I made it all the way through three weeks worth of school without exploding. Sure, I would've liked to extend that time by just a bit. However, when an innocent question leads to an unsatisfactory answer, my Mama hackles go up and I growl. Loudly. Let me explain.
The classrooms in Brandon's school are ungraded, but by age he would be in the 4th grade. His school has an annual back to school night. Due to a client event, I couldn't attend, and I arranged to meet his teacher on another morning, before school. We met, I met the assistants and his new OT, I saw the classroom. All was well. Then I asked what literacy and math levels Brandon had been grouped into. Silly me, I thought I knew the answer; I was just checking. Good thing. He had been placed in level three math (which I had expected)...and level three literacy. Um, what? No. No, no, no, no and no.
Brandon has been reading since he's three years old, and he has always been ahead of his peers in literacy. His second grade year was a disaster, however, with Brandon struggling with as yet undiagnosed ADHD, and very little learning being accomplished. He spent more time outside the classroom struggling to self-regulate than in it. In order to work on his frustration tolerance and boost his self confidence, we made a group choice to have him repeat level two math and level three literacy last year, in a 1:1 setting. It worked beautifully; Brandon actually accomplished a full year's worth of math, a subject that used to provoke a meltdown by it's mere mention. Having been told how well he was doing in literacy, I assumed the same of that. Yeah, I know what they say about assuming things. What can I say, I had gotten a little too comfortable with my kid actually being happy about academics.

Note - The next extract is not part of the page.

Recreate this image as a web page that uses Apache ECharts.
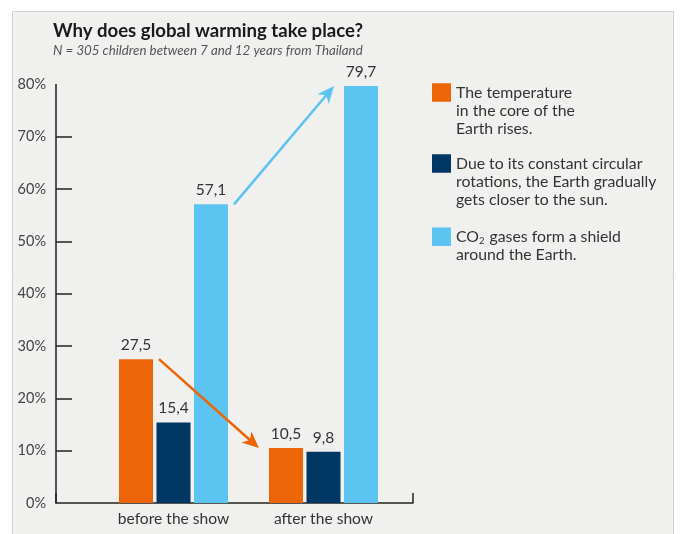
<!DOCTYPE html>
<html>
<head>
<meta charset="utf-8">
<script src="https://cdn.jsdelivr.net/npm/echarts@6/dist/echarts.min.js"></script>
<style>
  html, body { margin: 0; padding: 0; background: #ffffff; }
  #chart { width: 682px; height: 534px; }
</style>
</head>
<body>
<div id="chart"></div>
<script>
// Survey answers (% of children) before and after the show
const categories = ['before the show', 'after the show'];
const tempCore = [27.5, 10.5];     // "The temperature in the core of the Earth rises."
const earthCloser = [15.4, 9.8];   // "Due to its constant circular rotations ..."
const co2Shield = [57.1, 79.7];    // "CO2 gases form a shield around the Earth."
const yTicks = [0, 10, 20, 30, 40, 50, 60, 70, 80];

const seriesNames = [
  'The temperature\nin the core of the\nEarth rises.',
  'Due to its constant circular\nrotations, the Earth gradually\ngets closer to the sun.',
  'CO2 gases form a shield\naround the Earth.'
];
const seriesColors = ['#EC6608', '#003764', '#5BC4F1'];

const FONT = 'Lato';
const BAR_W = 34;
const BAR_GAP = 3.5;
const LINE_H = 18.3;
const LEG_FS = 15.8;

const chart = echarts.init(document.getElementById('chart'), null, { renderer: 'canvas' });

const fmtComma = v => String(v).replace('.', ',');

// Arrow from one bar (category a) to the same series' bar in category b
function renderArrow(params, api) {
  const fromCat = api.value(0), fromVal = api.value(1);
  const toCat = api.value(2), toVal = api.value(3);
  const s = api.value(4);
  const offset = (s - 1) * (BAR_W + BAR_GAP);
  const p0 = api.coord([fromCat, fromVal]);
  const p1 = api.coord([toCat, toVal]);
  const x0 = p0[0] + offset + BAR_W / 2 + 6;
  const y0 = p0[1];
  const x1 = p1[0] + offset - BAR_W / 2 - 10;
  const y1 = p1[1];
  const ang = Math.atan2(y1 - y0, x1 - x0);
  const color = seriesColors[s];
  const L = 17, W = 7.5, N = 12;
  const rot = (dx, dy) => [x1 + dx * Math.cos(ang) - dy * Math.sin(ang),
                           y1 + dx * Math.sin(ang) + dy * Math.cos(ang)];
  const lineEnd = rot(-N + 1, 0);
  return {
    type: 'group',
    children: [
      { type: 'line', shape: { x1: x0, y1: y0, x2: lineEnd[0], y2: lineEnd[1] },
        style: { stroke: color, lineWidth: 2.6 } },
      { type: 'polygon', shape: { points: [rot(0, 0), rot(-L, -W), rot(-N, 0), rot(-L, W)] },
        style: { fill: color } }
    ]
  };
}

function legendFor(i, top, lines) {
  return {
    show: true,
    left: 432,
    top: top,
    padding: 0,
    orient: 'vertical',
    itemWidth: 19,
    itemHeight: 18.5,
    itemGap: 0,
    icon: 'rect',
    selectedMode: false,
    data: [{
      name: seriesNames[i],
      textStyle: { padding: [(lines - 1) * LINE_H, 0, 0, 0] }
    }],
    formatter: name => {
      if (i === 2) {
        return '{t|CO}{sub|2}{t| gases form a shield}\n{t|around the Earth.}';
      }
      return name;
    },
    textStyle: {
      fontFamily: FONT,
      fontSize: LEG_FS,
      color: '#333',
      lineHeight: LINE_H,
      rich: {
        t: { fontFamily: FONT, fontSize: LEG_FS, color: '#333', lineHeight: LINE_H },
        sub: { fontFamily: FONT, fontSize: 9.5, color: '#333', lineHeight: LINE_H, padding: [8, 1, 0, 0] }
      }
    }
  };
}

const option = {
  backgroundColor: '#ffffff',
  animation: false,
  textStyle: { fontFamily: FONT },
  graphic: [{
    type: 'rect',
    z: -100,
    silent: true,
    shape: { x: 12.5, y: 11.5, width: 661, height: 560 },
    style: { fill: '#F0F0EF', stroke: '#C9D1D9', lineWidth: 1 }
  }],
  title: {
    text: 'Why does global warming take place?',
    subtext: 'N = 305 children between 7 and 12 years from Thailand',
    left: 53,
    top: 21,
    padding: 0,
    itemGap: 4,
    textStyle: { fontFamily: FONT, fontSize: 18.6, fontWeight: 'bold', color: '#1a1a1a' },
    subtextStyle: { fontFamily: FONT, fontSize: 13.3, fontStyle: 'italic', color: '#555' }
  },
  legend: [
    legendFor(0, 92.5 - (3 * LINE_H + 2 * LINE_H) / 2, 3),
    legendFor(1, 163.5 - (3 * LINE_H + 2 * LINE_H) / 2, 3),
    legendFor(2, 236.7 - (2 * LINE_H + LINE_H) / 2, 2)
  ],
  grid: [
    { left: 98.5, top: 84.5, width: 300, height: 418.5 },
    { left: 56, top: 84.5, width: 357, height: 418.5 }
  ],
  xAxis: [
    {
      type: 'category',
      gridIndex: 0,
      data: categories,
      axisLine: { show: false },
      axisTick: { show: false },
      axisLabel: { fontFamily: FONT, fontSize: 15.6, color: '#333', margin: 8 }
    },
    {
      type: 'category',
      gridIndex: 1,
      data: [''],
      boundaryGap: true,
      axisLine: { show: true, lineStyle: { color: '#222', width: 1.5 } },
      axisTick: { show: true, inside: true, length: 10, lineStyle: { color: '#222', width: 1.5 } },
      axisLabel: { show: false },
      splitLine: { show: false }
    }
  ],
  yAxis: [
    {
      type: 'value',
      gridIndex: 0,
      min: yTicks[0],
      max: yTicks[yTicks.length - 1],
      interval: 10,
      offset: 42.5,
      axisLine: { show: true, lineStyle: { color: '#222', width: 1.5 } },
      axisTick: { show: true, inside: true, length: 16, customValues: yTicks.slice(1, -1),
                  lineStyle: { color: '#222', width: 1.5 } },
      axisLabel: { fontFamily: FONT, fontSize: 14.5, color: '#444', margin: 10,
                   customValues: yTicks, formatter: v => v + '%' },
      splitLine: { show: false }
    },
    {
      type: 'value',
      gridIndex: 1,
      min: 0,
      max: 80,
      show: false
    }
  ],
  series: [
    { name: seriesNames[0], data: tempCore, color: seriesColors[0] },
    { name: seriesNames[1], data: earthCloser, color: seriesColors[1] },
    { name: seriesNames[2], data: co2Shield, color: seriesColors[2] }
  ].map(s => ({
    type: 'bar',
    name: s.name,
    data: s.data,
    xAxisIndex: 0,
    yAxisIndex: 0,
    barWidth: BAR_W,
    barGap: (BAR_GAP / BAR_W * 100).toFixed(1) + '%',
    itemStyle: { color: s.color },
    label: {
      show: true,
      position: 'top',
      distance: 6,
      fontFamily: FONT,
      fontSize: 15.5,
      color: '#333',
      formatter: p => fmtComma(p.value)
    }
  })).concat([{
    type: 'custom',
    xAxisIndex: 0,
    yAxisIndex: 0,
    clip: false,
    z: 5,
    silent: true,
    renderItem: renderArrow,
    data: [
      [0, tempCore[0], 1, tempCore[1], 0],
      [0, co2Shield[0], 1, co2Shield[1], 2]
    ]
  }])
};

chart.setOption(option);
</script>
</body>
</html>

I exploded. No way should my boy have been assigned to level three literacy for the third year in a row.
So, why the level three literacy then? Well, apparently that was at least partially an oversight. The group had actually almost completed the level over the summer, and until I got my hackles up, no one took note of this. OK, even in good schools stuff happens. I could have rolled with that one, albeit with a lot of grumbling and general pissed-off-ness on my part. It was the part where they cited his behavioral protocol needs and inability to write that got to me.
Brandon's ability to work in a group is tenuous and newly emerging, but something he himself now desires. To help foster that, he was introduced to a literacy group over the summer, with a behavioral protocol. It works like this: for every minute he is able to attend without off-topic interrupting, he gets a token (in his case, it's a penguin icon.) After he earns three of them, he gets a brief break and reward, then goes back to the group. This year, he's so far been able to increase the time to three minute intervals. To be sure, this reward system takes up a not insignificant amount of adult time, and also causes a certain level of disruption. However, it has NOTHING to do with his level of academic functioning.
Brandon also can't write. He has had significant fine motor skill issues all his life, and it is apparent at this point that writing will never be his primary mode of communication. By fourth grade though, literacy starts to involve a lot more writing. Brandon's writing challenges are not new. They have ALWAYS existed. So...are we going to hold him back for that? What happens when he still can't write next year? The year after that? Are we going to hold him back indefinitely until he can type fluently? What if that doesn't happen for another year or two?
HELL NO! I'm not unrealistic. I know my baby has a long, long way to go. He's not getting there with low expectations though. I don't know if Brandon will be capable of college. I don't even know if he will *want* to go to college. What I want is the possibility of that for him. My vision of the future includes one where Brandon has choices. And he's certainly not getting there if we can't see past the behaviors and the sensory issues and the physical challenges to the very real, very bright boy underneath who will only go as far as we expect him to. It's time to stop making excuses and doing what's easy. IDEA says nothing about easy; it says "appropriate". It's time to raise expectations, and stand back and give him wings to fly with. It won't be easy, but I'm betting he finds a way to touch that sky.